Track how timing correlates with conversions. Sometimes the people who click immediately convert poorly (impulse, not ready), while delayed clicks convert better (thoughtful consideration). This changes how you optimize.
This isn't a single metric but a pattern to watch: how often do the same people engage with your emails over time?
Some subscribers open everything you send. Others open once every few months. Some clicked five emails in a row, then nothing for weeks. These patterns tell you who's genuinely engaged versus who's passively on your list.
What to track:
Segment your list by engagement recency. Who opened in the last 7 days? 30 days? 90 days? Never?
Watch for engagement decay. If someone goes from opening every email to opening every third email to not opening at all, they're slowly churning. Catch them before they're completely disengaged.
What to do:
Create win-back campaigns for people who haven't engaged in 60-90 days. Ask if they still want to hear from you, offer to change email frequency, or give them a compelling reason to re-engage.
For your most engaged subscribers, consider sending them more content or exclusive offers. These are your best customers, don't ignore them by treating everyone the same.
Regularly clean your list by removing people who haven't engaged in 6+ months. They're hurting your metrics and costing you money with no benefit.
Individual metrics are useful, but reading them in combination tells you what's actually happening.
High opens, low clicks: Subject line works but content doesn't deliver. Your emails promise one thing and deliver another, or your CTAs are weak.
Low opens, high clicks: Subject lines are terrible but content is great. The people who do open are highly engaged. Improve your subject lines.
High clicks, low conversions: Email is working, but your landing page, offer, or next step is broken. Fix what happens after the click.
Rising unsubscribes, stable complaints: People are politely leaving instead of marking you spam. Content mismatch, but you're making it easy to opt out. Good.

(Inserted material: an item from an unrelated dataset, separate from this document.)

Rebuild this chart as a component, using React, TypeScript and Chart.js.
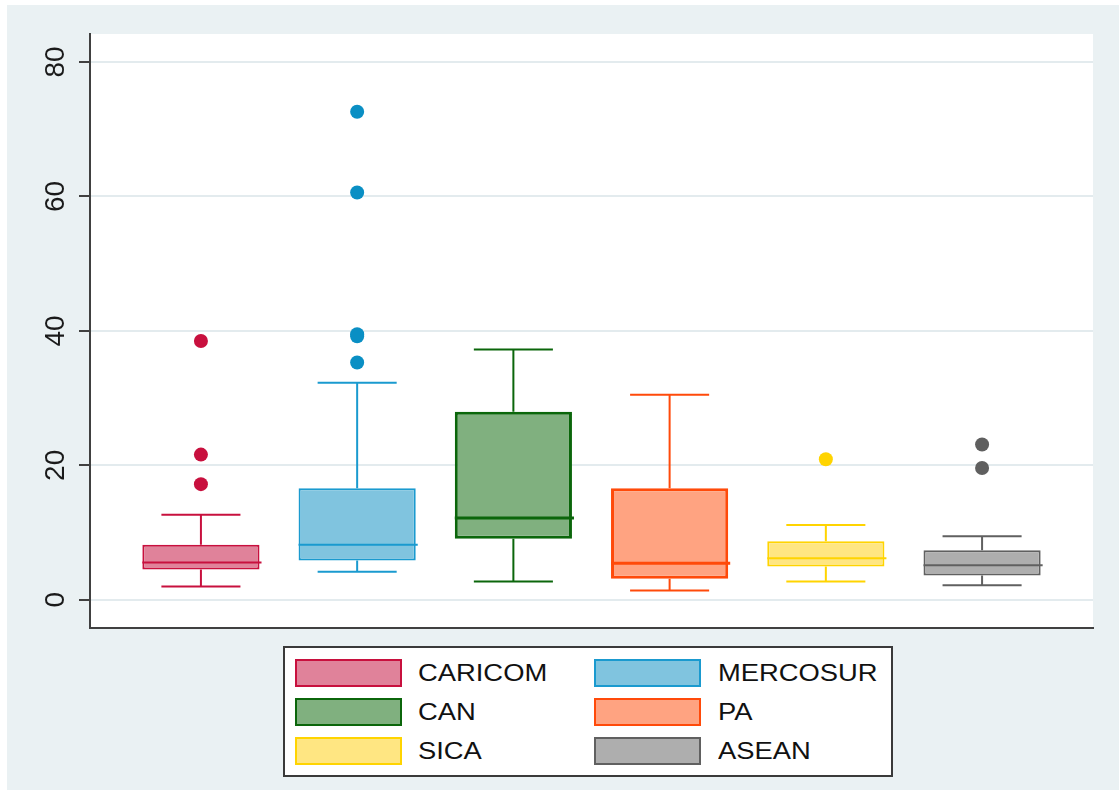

Rising complaints, rising unsubscribes: People are so frustrated they're taking multiple actions to stop hearing from you. Major content problem or you're emailing the wrong people.
High bounces, high complaints: List quality disaster. You're sending to bad addresses and the ones that do exist don't want your emails. Stop immediately and clean your list.
Declining engagement across all metrics: General relevance decay. Your content is becoming less interesting, you're sending too frequently, or your audience is changing and you're not adapting.
Look at your metrics together every week, not just when something goes wrong. Patterns emerge over time that aren't visible in single sends.
Some metrics look impressive but tell you nothing useful:
Total subscribers: Meaningless without engagement rates. 100,000 subscribers with 1% engagement is worse than 10,000 with 20% engagement. Quality over quantity always.
Email sent count: Sending more emails doesn't mean anything if they're not being read or acted on. Don't celebrate volume, celebrate engagement.
List growth rate: Growing fast is only good if you're growing with engaged, relevant subscribers. Adding 1,000 people who never open your emails hurts more than it helps.
Delivery rate: This just means the email technically arrived at a server somewhere. It doesn't mean it hit the inbox versus the spam folder. Focus on engagement, not technical delivery.
Stop tracking these or at least stop making decisions based on them. They make you feel good without indicating real email health.
You don't need to track everything at once. Start with the metrics that directly impact your sender reputation: complaint rate, bounce rate, and engagement patterns.
Get those right and you'll land in inboxes consistently. Then layer in conversion tracking and more sophisticated analysis as you scale.
The goal isn't to obsess over numbers. It's to understand what your audience is telling you through their behavior and respond accordingly. Low engagement means your content isn't relevant. High complaints mean you're annoying people. Rising bounces mean your list is degrading.
Fix the signals, and the numbers will improve naturally.